The wood at the junction where the road from Bradfield to Theale crosses the one from Pangbourne to the Bath Road is known as Bushy Wigmore. The name was originally Widemoor Wood and derives from "widemoor", the name apparently given to an area of unenclosed scrub and woodland, and sometimes given as "Widmoor" or "Widmore". In the plan of the Great Field tentatively dated to about 1690 there is a pond (there still is) called "Widmore" Pond shown here.
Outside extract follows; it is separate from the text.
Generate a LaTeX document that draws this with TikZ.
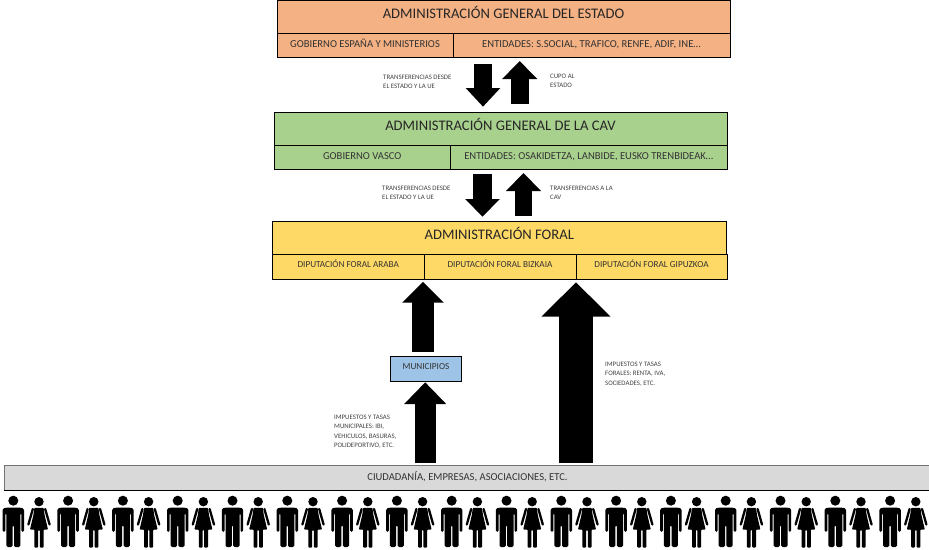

The 1877 Ordnance Survey map gives it the name “Widemoor Wood” but the next edition in 1913 has this altered to “Wigmore Wood”. The reason for this change may be a combination of the local tendency to call it Widmoor Wood and confusion with a local family of builders called Wigmore who lived nearby. A long-established track, originally called Garrett's Lane, led from the Bath Road to a moated house called Garretts on the River Kennet at the edge of the Englefield Meadow. By 1883 this house was known as The Fishery and there is but one other house on Garrett's Lane, called Bath Cottage. In 1851 James Wigmore, a builder, lived in Bath Cottage and his descendants (still builders) continued to do so certainly up to and including the last published census in 1911. This is probably why the road became known as Wigmore Lane.
The cross roads at Bushy Wigmore was a notorious accident blackspot because drivers coming down from Common Hill towards Theale often failed to stop at the junction with the major road. The cross roads was later altered to the staggered form it takes today to prevent this, with something less than total success.